Both the Tax Cuts and Jobs Act (TCJA) and Congress’s massive new spending package received widespread media coverage, but a couple of provisions that incentivize investments in low income housing have largely gone under the radar. One provision in the tax law offers significant tax breaks for investors looking to defer or abate capital gains taxes, while the spending bill boosts the Low Income Housing Tax Credit (LIHTC).

TCJA launches new qualified opportunity zones

Late in the legislative process, the TCJA was amended to create a new section of the Internal Revenue Code, Section 1400Z. The $1.5 billion provision establishes qualified opportunity zones (QOZs) within low income communities. In designating their states’ QOZs, governors may select up to 5% of tracts that aren’t in low income communities themselves but are contiguous to such communities.

Investors can form qualified opportunity funds (QOFs) — private investment vehicles for funding development and redevelopment projects in the zones. QOFs must maintain at least 90% of their assets in QOZ property, including investments in new or substantially improved commercial buildings, equipment and multifamily complexes.

Investors in QOFs stand to reap some generous tax benefits. They can defer short- or long-term capital gains on a sale or disposition if they reinvest the capital gains within 180 days in a QOF; the tax is deferred until the fund investment is sold or exchanged. If the investment runs five years, an investor will obtain a step-up in tax basis equal to 10% of the original gain, meaning tax is owed on only 90% of the original gain. Another 5% in basis is added at the seven-year point, dropping the taxable portion of the original gain to 85%.

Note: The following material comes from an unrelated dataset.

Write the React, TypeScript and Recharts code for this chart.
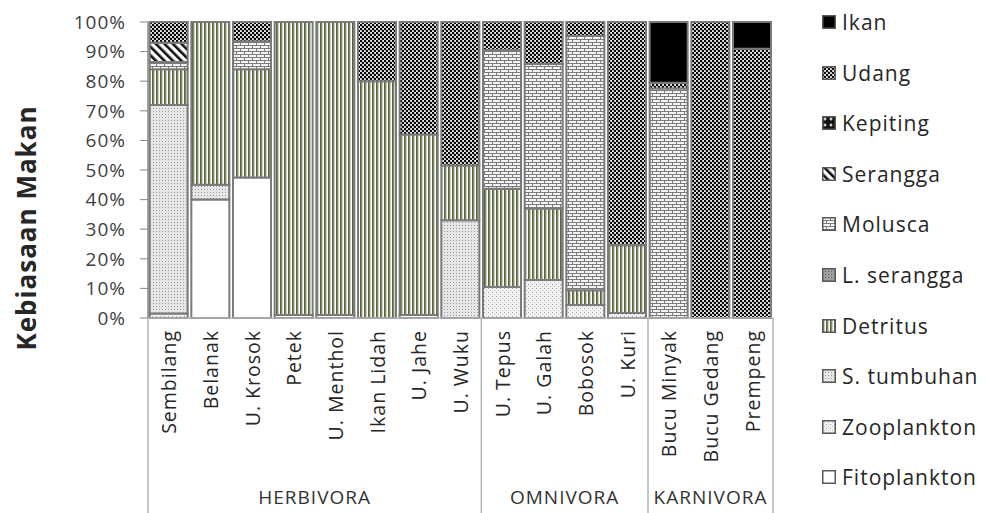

After 10 years, postacquisition appreciation in QOFs is completely exempt from tax. The tax benefits can be further enhanced when combined with other credits like the LIHTC and the New Markets Tax Credit. For an investment maintained for more than 10 years and on sale or disposition of the investment, the taxpayer can elect to have the basis equal the investment’s fair market value.

Congress expands LIHTC

The spending package passed in March 2018 includes a 12.5% increase in LIHTC allocations, the first expansion in a decade. The credits are awarded to developers, who then sell them to investors along with an equity share of their low income development projects. The investors benefit from the credits, as well as the ability to deduct depreciation and certain other expenses as project owners. While the greater availability of tax credits is always welcome, the popular “4% credit” isn’t included in the expansion. Moreover, the positive effect of the increase will likely be blunted to some degree due to the new tax environment under the TCJA.

In the wake of passage of the tax law, LIHTC credits have fallen in value. With the new lower corporate tax rate, the write-offs that come with the credits are worth less to investors, who consequently aren’t willing to pay as much for them as they have in the recent past. Experts expect the credits to decline in value even more this year because many investors had anticipated that the corporate tax rate would be reduced to 25%, as opposed to the 21% rate in the final TCJA.

The impacts going forward

Although the benefit associated with the LIHTC expansion may prove somewhat limited, low income developers and their investors should find the QOZ opportunities valuable. The tax incentive program can produce substantial tax advantages for investors and low-cost subsidies for developers’ qualified projects. Your tax advisor can provide important guidance on how best to leverage the new low income development opportunities.